‘First in the family’ university students reach out to young people
A new ‘Life Skills Programme’ supported by J.P. Morgan and co-ordinated by leading charity the National Children’s Bureau, Queen Mary, University of London and the University of Roehampton, will tap into the enthusiasm of students who are the first in their family to attend university, and bring them together with young people in their neighbouring communities.
The project will enable undergraduates to work with local young people aged 14-17 to develop volunteer-led community projects, building their skills and confidence. Students will benefit by gaining first-hand experience of how to grow and sustain a volunteering project, while the young people will develop essential life skills to help them make positive choices and raise their aspirations.
Sophie Wood, Manager of Participation and Involvement at the National Children’s Bureau said: “Many of the young people involved in this project face difficulties in education and as a result do not aspire to attend further education or training. This innovative project brings these young people in contact with ‘first generation’ students - those who are the first in their families to attend higher education. By working together on collaborative projects in the local community, we hope these young people will be inspired to make positive choices.”
Babs Williams, President of Queen Mary, University of London Students’ Union said: “This is an incredibly exciting project that will provide our students with the opportunity to boost the aspirations of young people, proving further and higher education is an attainable and worthwhile goal, while generating new skills and experiences for themselves. We’re very proud to be a part of the scheme that promises to make a real difference to people’s lives and our community.”

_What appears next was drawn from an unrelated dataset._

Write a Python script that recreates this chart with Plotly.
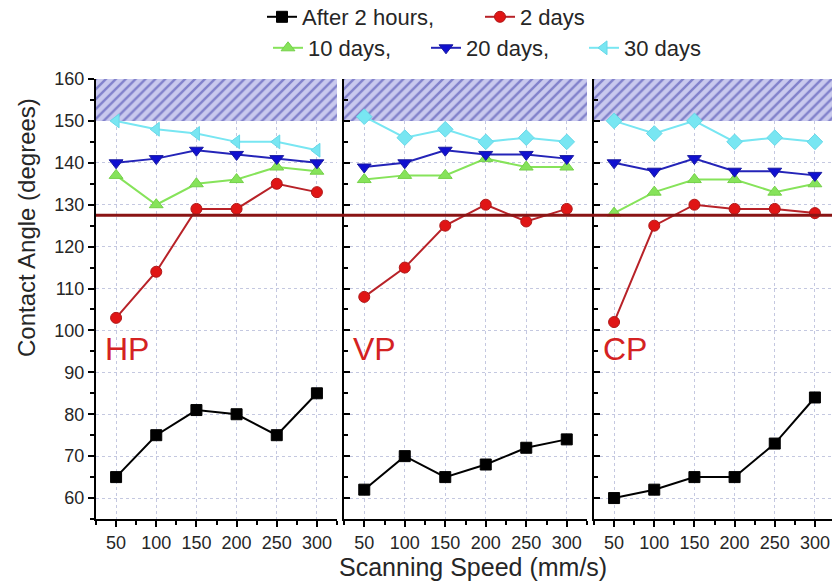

Roehampton’s Jackie Brown, Head of Student Affairs said: “The University of Roehampton is committed to providing opportunities to its students, and the local community, which will help them to reach their full potential. We’re pleased to be a part of this scheme which will offer young people the chance to develop skills which they’ll be able take forward and use as they make their way in the world.”
Sushmita Bhandari a first-year dance student at the University of Roehampton who is participating in the scheme said: “What excited me about this project is that it gives young people a sense of direction and it also reassures them about possibilities and opportunities in the future, which can be very useful. I wish something like this had been available to me when I was considering what I would do after school. I think this is going to help me, and the people that I’ll be working with, develop some really useful skills, which will hopefully give us an advantage in the future.”